Cole. At 7 1/2, he struggles with certain details in life – realizations that come easily to Chase, but elude him in his wobbly quest for perfection. I pray daily about how to parent both children, about how to teach and model for Cole that he won’t be the best at everything and there’s always someone better than him, but that God made him just the way he’s supposed to be and he has lots of strengths.

We pray that Cole will be confident in who God created him to be without the burden of envy weighing on his growing bones.

A sound heart is life to the body, but envy is rottenness to the bones. ~ Proverbs 14:30

As the boys walked over, the Holy Spirit tweaked my soul, reminding that what’s truth for my children is truth for me as well. Were my bones rotting under the damaging weight of envy?

That morning I’d prayed Psalm 139:23 & 24, “Search me, O God, and know my heart; Try me, and know my anxieties; And see if there is any wicked way in me, and lead me in the way everlasting.”  As a networked writer, I see other writers’ success splashed across Facebook and writing blogs daily, pictures of their books on shelves and breakdowns of book sales and ebook rankings, and I cheer for them and pray for their success.

But – I admit – there are moments when I scrunch my face in want, feeling the bone-heavy envy that God’s word warns explicitly against. God’s word is truly “living and powerful, sharper than any two-edged sword, piercing even to the division of soul and spirit…a discerner of the thoughts and intents of the heart” (Hebrews 4:12), and I felt the Lord convicting me of the ugly, damaging sin of envy.

“For where envy and self-seeking exist, confusion and every evil thing are.” ~ James 3:16

As the boys trotted over and we loaded up, I read frustration and disappointment on Cole’s face. I handed them their water bottles, cranked up the air, and turned around in my seat to look at my red-faced son.

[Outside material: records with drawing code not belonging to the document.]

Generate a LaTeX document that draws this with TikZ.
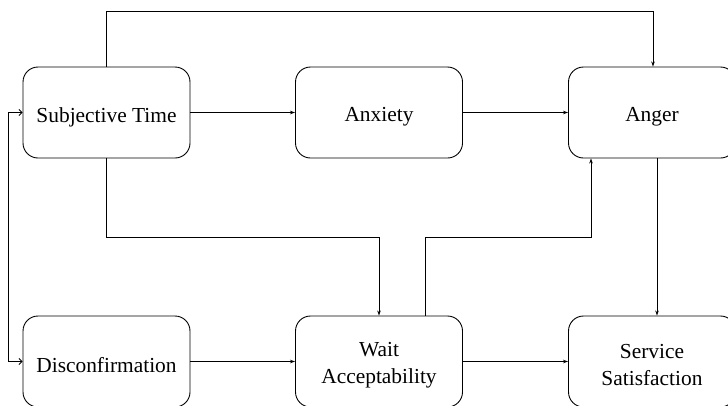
\documentclass[tikz,border=0pt]{standalone}
\usepackage{fontspec}
\setmainfont{Liberation Serif}
\usetikzlibrary{arrows.meta}
\begin{document}
\begin{tikzpicture}[x=1pt,y=-1pt,
  box/.style={draw, line width=0.9pt, rounded corners=15pt,
    minimum width=167pt, minimum height=91pt, inner sep=0pt},
  txt/.style={align=center, inner sep=0pt,
    font=\fontsize{21.4pt}{26.5pt}\selectfont},
  link/.style={line width=0.8pt, -{Stealth[length=5pt,width=3.5pt]}},
  back/.style={line width=0.8pt, {Straight Barb[length=3pt,width=6pt]}-{Straight Barb[length=3pt,width=6pt]}}]
\useasboundingbox (0,0) rectangle (728,405);

% boxes
\node[box] (st)   at (106.5,112.5) {};
\node[box] (anx)  at (379,112.5)   {};
\node[box] (ang)  at (652,112.5)   {};
\node[box] (dis)  at (106.5,361.5) {};
\node[box] (wait) at (379,361.5)   {};
\node[box] (sat)  at (652,361.5)   {};

% box texts
\node[txt] (stt)   at ([yshift=-4.5pt]st.center)   {Subjective Time};
\node[txt] (anxt)  at ([yshift=-4.5pt]anx.center)  {Anxiety};
\node[txt] (angt)  at ([yshift=-4.5pt]ang.center)  {Anger};
\node[txt] (dist)  at ([yshift=-3.5pt]dis.center)  {Disconfirmation};
\node[txt] (waitt) at ([yshift=-3.5pt]wait.center) {Wait\\Acceptability};
\node[txt] (satt)  at ([yshift=-3.5pt]sat.center)  {Service\\Satisfaction};

% horizontal links
\draw[link] (st) -- (anx);
\draw[link] (anx) -- (ang);
\draw[link] (dis) -- (wait);
\draw[link] (wait) -- (sat);

% routed links
\coordinate (topy) at (0,11);
\coordinate (midy) at (0,237);
\draw[link] (st.north) -- (st.north |- topy) -| ([xshift=1pt]ang.north);
\draw[link] (st.south) -- (st.south |- midy) -| (wait.north);
\draw[link] ([xshift=46pt]wait.north) -- ([xshift=46pt]wait.north |- midy) -| ([xshift=-61pt]ang.south);
\draw[link] ([xshift=5pt]ang.south) -- ([xshift=5pt]sat.north);

% feedback between subjective time and disconfirmation
\coordinate (fb) at (8,0);
\draw[back] (st.west) -- (st.west -| fb) -- (dis.west -| fb) -- (dis.west);
\end{tikzpicture}
\end{document}
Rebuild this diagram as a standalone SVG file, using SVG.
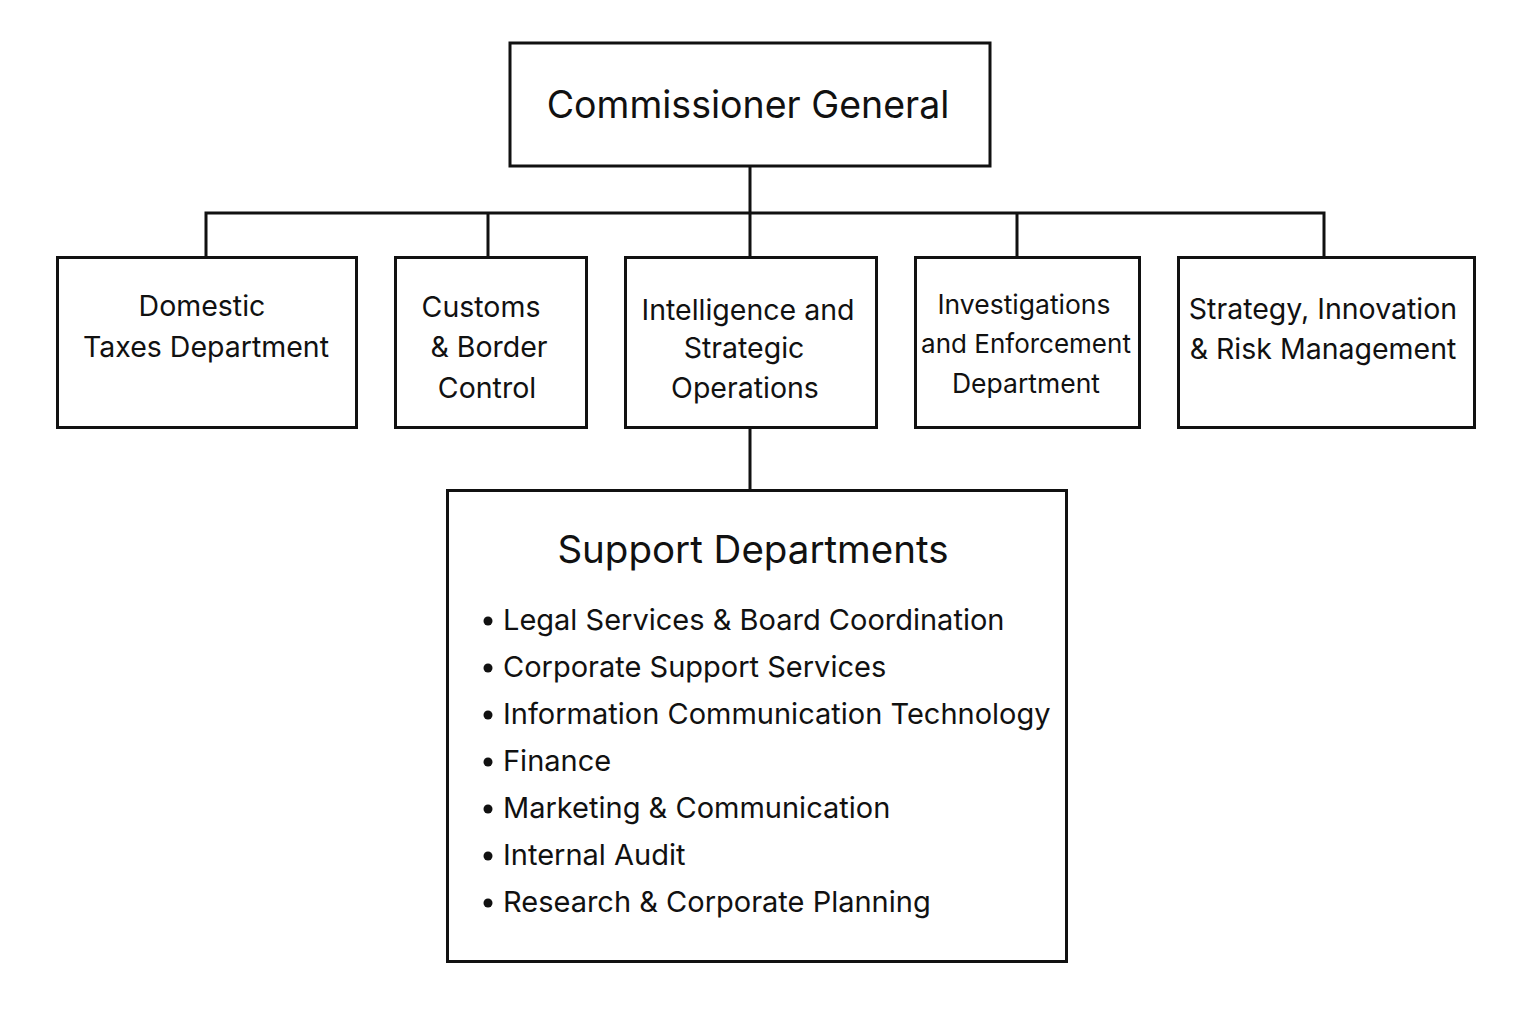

“Who would win if I raced against Michael Phelps in the pool?”

“Maybe you mommy.” I tried not to snort, tucking that away for a future blog post about faith.  

“Not happening, honey. He’s an Olympic athlete who’s trained for hours, days, weeks, months, years. He has much more experience and I’d be left in his wake. The teenager playing basketball is like that.”

“He’s taller than me!”

“Cole, he’s 10 years older than you! He’s supposed to be taller than you. In 10 years you might be that tall and the roles will be reversed. You’ll play keepaway with the younger kids. Right now just practice and have fun, honey. Don’t compare yourself to a 17 year old.”

 Later I felt the Lord tapping my heart, reminding me that it doesn’t matter who’s tall, taller, or tallest. We’re each purposed for God’s glory. I’ve been called to write for Him and that includes cheering on other writers and their successes and trusting Him in this awesome, life-long process of letting His Word direct my words.

Don’t compare yourself to others or allow envy into your bones. You’re fearfully and wonderfully made by Him and for Him, and that’s the long and short of it.